> [Work to do]: Within the material below, find each line bearing the word "that" and present it.

> [Records shown]:

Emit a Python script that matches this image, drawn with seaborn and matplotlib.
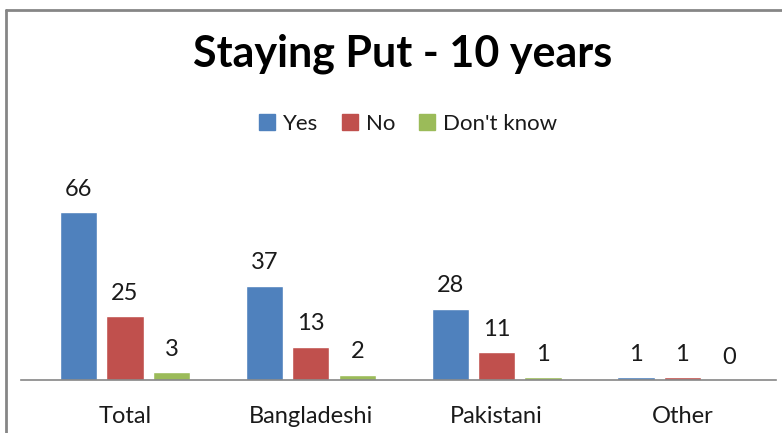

...

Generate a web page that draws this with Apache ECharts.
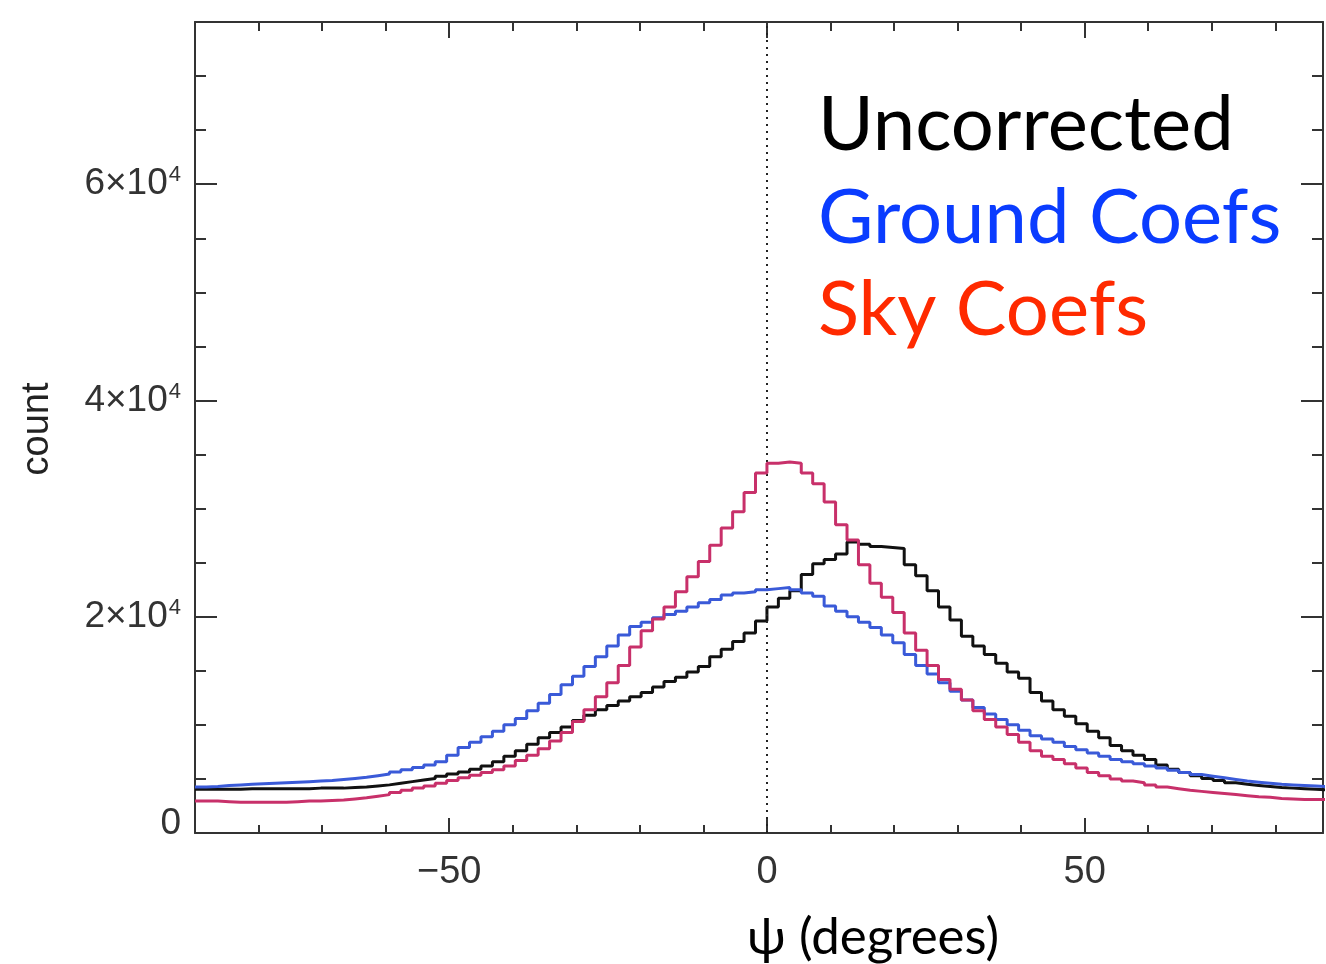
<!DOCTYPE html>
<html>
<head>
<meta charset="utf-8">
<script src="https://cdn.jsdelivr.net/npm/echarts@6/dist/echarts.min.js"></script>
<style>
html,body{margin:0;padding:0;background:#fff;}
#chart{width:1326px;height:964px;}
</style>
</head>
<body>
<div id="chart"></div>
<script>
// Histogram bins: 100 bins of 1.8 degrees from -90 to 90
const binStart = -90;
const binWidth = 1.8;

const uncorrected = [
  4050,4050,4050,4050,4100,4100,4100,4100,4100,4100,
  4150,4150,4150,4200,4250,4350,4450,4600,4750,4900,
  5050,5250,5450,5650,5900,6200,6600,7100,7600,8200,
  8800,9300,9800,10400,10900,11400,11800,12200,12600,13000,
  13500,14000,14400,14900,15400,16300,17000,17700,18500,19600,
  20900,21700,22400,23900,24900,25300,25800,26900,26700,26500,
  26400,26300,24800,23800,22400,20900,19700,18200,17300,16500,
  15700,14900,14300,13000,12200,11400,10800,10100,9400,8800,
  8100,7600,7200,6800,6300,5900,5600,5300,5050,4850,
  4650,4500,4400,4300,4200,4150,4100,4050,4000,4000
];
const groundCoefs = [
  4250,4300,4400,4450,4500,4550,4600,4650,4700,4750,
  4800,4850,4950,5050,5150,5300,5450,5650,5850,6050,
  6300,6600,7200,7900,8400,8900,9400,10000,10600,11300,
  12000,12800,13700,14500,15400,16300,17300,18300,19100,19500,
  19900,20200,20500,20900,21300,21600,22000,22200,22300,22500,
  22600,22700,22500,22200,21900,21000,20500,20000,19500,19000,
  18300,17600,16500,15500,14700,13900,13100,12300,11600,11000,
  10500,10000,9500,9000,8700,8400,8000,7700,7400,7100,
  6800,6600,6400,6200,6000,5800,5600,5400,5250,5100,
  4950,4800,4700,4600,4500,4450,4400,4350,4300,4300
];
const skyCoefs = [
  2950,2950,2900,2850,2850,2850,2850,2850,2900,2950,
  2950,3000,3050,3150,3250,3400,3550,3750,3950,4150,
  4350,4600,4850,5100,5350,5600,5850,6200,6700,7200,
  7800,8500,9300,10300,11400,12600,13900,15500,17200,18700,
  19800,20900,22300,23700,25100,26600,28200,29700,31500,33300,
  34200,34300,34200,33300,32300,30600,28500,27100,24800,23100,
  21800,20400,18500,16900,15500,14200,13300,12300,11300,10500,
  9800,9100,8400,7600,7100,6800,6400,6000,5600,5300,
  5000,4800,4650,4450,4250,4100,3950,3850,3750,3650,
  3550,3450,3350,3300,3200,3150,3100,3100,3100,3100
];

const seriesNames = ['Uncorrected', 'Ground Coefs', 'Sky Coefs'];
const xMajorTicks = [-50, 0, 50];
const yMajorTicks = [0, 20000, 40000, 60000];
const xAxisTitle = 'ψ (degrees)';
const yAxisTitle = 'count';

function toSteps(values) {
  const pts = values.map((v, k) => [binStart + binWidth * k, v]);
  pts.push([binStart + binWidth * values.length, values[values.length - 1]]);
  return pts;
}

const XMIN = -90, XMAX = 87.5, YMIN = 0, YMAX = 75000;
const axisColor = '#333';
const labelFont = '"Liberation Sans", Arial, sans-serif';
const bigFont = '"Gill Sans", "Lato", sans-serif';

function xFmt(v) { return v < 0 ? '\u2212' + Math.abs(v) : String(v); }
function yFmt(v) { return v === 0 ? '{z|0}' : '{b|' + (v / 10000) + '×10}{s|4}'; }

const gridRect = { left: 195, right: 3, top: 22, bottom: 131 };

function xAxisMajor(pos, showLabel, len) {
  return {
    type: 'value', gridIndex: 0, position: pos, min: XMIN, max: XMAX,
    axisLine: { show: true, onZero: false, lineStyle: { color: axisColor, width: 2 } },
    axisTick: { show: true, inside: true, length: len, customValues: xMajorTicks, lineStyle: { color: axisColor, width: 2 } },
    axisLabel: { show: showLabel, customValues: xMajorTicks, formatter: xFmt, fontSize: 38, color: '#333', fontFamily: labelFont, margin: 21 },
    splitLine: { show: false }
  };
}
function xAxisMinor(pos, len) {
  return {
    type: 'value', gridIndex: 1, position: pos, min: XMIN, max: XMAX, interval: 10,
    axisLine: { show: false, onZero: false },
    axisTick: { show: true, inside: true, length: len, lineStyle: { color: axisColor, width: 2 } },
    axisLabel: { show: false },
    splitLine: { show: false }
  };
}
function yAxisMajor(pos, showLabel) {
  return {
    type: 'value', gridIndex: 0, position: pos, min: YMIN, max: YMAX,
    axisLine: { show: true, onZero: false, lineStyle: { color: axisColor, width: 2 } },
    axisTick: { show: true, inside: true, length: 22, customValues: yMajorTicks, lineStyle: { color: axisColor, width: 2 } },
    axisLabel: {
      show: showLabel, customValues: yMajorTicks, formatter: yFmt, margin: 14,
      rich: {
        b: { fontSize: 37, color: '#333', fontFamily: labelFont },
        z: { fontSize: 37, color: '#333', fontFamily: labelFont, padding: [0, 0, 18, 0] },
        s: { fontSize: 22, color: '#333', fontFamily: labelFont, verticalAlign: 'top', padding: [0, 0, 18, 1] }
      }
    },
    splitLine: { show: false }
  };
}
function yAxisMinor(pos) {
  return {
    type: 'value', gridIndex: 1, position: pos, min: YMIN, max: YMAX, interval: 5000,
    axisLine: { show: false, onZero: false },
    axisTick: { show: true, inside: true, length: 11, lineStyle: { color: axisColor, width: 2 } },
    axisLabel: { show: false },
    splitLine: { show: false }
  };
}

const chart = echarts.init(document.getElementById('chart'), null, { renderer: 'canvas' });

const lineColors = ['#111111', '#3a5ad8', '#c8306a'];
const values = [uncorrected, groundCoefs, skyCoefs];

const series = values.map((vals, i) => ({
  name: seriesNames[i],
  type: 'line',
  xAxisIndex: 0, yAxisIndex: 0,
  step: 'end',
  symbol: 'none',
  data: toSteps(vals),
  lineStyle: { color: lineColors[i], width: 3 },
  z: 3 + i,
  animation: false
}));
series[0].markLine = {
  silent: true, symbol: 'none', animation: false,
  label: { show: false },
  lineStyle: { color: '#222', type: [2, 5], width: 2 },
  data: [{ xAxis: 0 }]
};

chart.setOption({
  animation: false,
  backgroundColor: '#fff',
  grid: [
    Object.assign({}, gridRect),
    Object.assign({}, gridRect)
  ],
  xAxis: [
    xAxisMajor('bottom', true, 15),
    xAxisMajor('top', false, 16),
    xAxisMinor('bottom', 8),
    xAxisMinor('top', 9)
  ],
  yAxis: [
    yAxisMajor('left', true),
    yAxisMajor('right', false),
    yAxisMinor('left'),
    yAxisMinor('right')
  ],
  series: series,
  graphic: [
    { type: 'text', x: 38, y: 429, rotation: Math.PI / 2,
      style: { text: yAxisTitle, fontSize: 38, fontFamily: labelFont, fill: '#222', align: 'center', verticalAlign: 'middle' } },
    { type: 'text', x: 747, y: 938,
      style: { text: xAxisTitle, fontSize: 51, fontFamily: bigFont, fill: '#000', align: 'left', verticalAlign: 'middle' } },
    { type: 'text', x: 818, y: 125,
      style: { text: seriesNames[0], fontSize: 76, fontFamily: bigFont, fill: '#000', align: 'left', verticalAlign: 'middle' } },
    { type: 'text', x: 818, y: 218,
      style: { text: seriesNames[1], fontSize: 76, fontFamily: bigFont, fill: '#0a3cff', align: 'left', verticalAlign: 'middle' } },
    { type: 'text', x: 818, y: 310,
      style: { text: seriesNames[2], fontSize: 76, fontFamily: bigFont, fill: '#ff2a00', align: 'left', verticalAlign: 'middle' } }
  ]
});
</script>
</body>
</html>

* * *

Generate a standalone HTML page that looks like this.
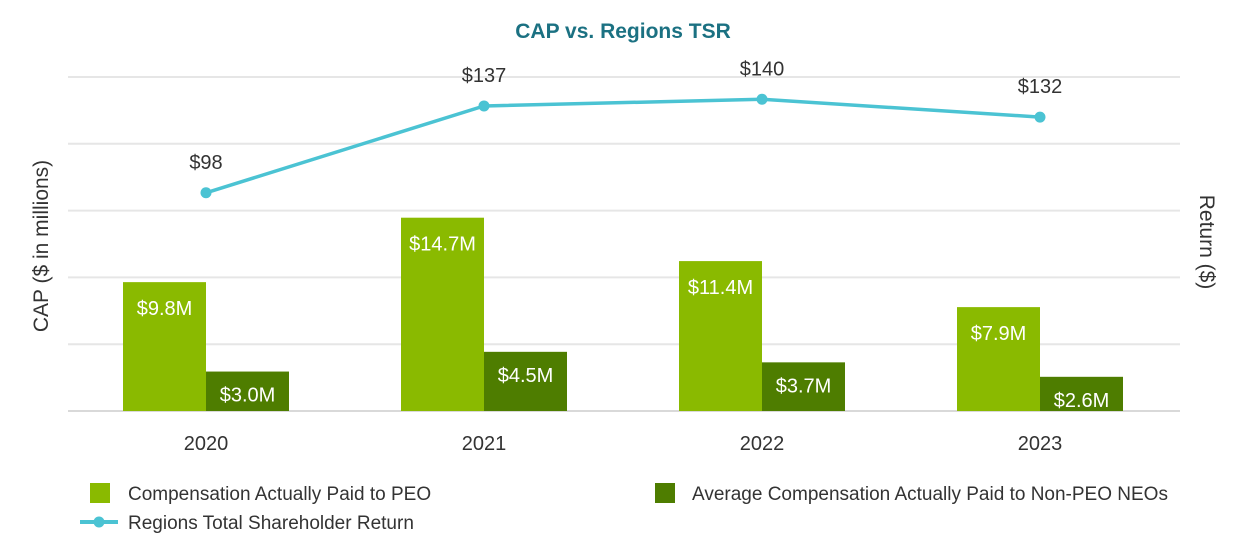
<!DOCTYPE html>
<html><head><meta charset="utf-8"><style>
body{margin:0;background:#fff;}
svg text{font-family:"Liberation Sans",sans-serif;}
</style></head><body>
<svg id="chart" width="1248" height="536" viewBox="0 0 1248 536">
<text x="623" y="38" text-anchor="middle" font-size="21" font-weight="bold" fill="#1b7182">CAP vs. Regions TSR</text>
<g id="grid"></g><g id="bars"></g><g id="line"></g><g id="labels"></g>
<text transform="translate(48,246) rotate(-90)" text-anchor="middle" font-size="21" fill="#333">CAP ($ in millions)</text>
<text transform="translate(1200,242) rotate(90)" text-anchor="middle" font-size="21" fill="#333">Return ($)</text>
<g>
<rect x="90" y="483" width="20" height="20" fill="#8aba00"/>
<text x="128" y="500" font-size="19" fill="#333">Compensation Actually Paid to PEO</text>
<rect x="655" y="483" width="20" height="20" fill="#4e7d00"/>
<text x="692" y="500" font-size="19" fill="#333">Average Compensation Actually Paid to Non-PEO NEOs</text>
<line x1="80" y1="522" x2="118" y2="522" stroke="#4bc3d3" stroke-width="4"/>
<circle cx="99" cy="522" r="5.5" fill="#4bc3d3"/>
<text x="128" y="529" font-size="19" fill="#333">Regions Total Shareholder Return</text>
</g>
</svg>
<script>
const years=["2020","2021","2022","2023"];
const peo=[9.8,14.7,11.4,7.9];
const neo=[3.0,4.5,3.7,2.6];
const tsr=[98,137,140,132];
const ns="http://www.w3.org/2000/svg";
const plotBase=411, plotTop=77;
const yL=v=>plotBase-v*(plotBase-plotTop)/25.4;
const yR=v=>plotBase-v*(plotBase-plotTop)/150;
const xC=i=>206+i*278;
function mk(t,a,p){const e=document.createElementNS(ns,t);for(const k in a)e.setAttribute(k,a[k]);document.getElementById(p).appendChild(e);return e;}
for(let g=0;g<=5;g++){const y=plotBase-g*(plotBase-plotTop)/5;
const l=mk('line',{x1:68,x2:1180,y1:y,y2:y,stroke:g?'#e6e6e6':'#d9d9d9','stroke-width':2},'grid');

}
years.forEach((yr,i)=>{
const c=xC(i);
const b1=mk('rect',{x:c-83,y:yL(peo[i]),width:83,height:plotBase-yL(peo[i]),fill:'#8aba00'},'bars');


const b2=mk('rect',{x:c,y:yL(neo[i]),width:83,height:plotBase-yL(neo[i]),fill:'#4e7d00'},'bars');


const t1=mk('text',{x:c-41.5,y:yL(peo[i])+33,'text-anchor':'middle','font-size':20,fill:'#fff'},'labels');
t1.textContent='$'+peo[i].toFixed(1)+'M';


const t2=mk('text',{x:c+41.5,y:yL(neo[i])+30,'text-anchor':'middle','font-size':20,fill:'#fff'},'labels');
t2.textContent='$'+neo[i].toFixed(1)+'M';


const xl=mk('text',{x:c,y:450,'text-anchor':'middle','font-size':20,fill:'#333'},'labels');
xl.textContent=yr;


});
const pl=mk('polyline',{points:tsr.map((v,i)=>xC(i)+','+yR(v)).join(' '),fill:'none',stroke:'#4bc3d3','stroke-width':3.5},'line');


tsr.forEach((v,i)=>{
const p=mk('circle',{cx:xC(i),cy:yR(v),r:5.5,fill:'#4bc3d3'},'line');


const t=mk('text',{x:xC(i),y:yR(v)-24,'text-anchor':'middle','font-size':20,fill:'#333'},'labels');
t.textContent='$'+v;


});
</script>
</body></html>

> [Reply]:
Emit a Python script that matches this image, drawn with seaborn and matplotlib.
Generate a web page that draws this with Apache ECharts.
Generate a standalone HTML page that looks like this.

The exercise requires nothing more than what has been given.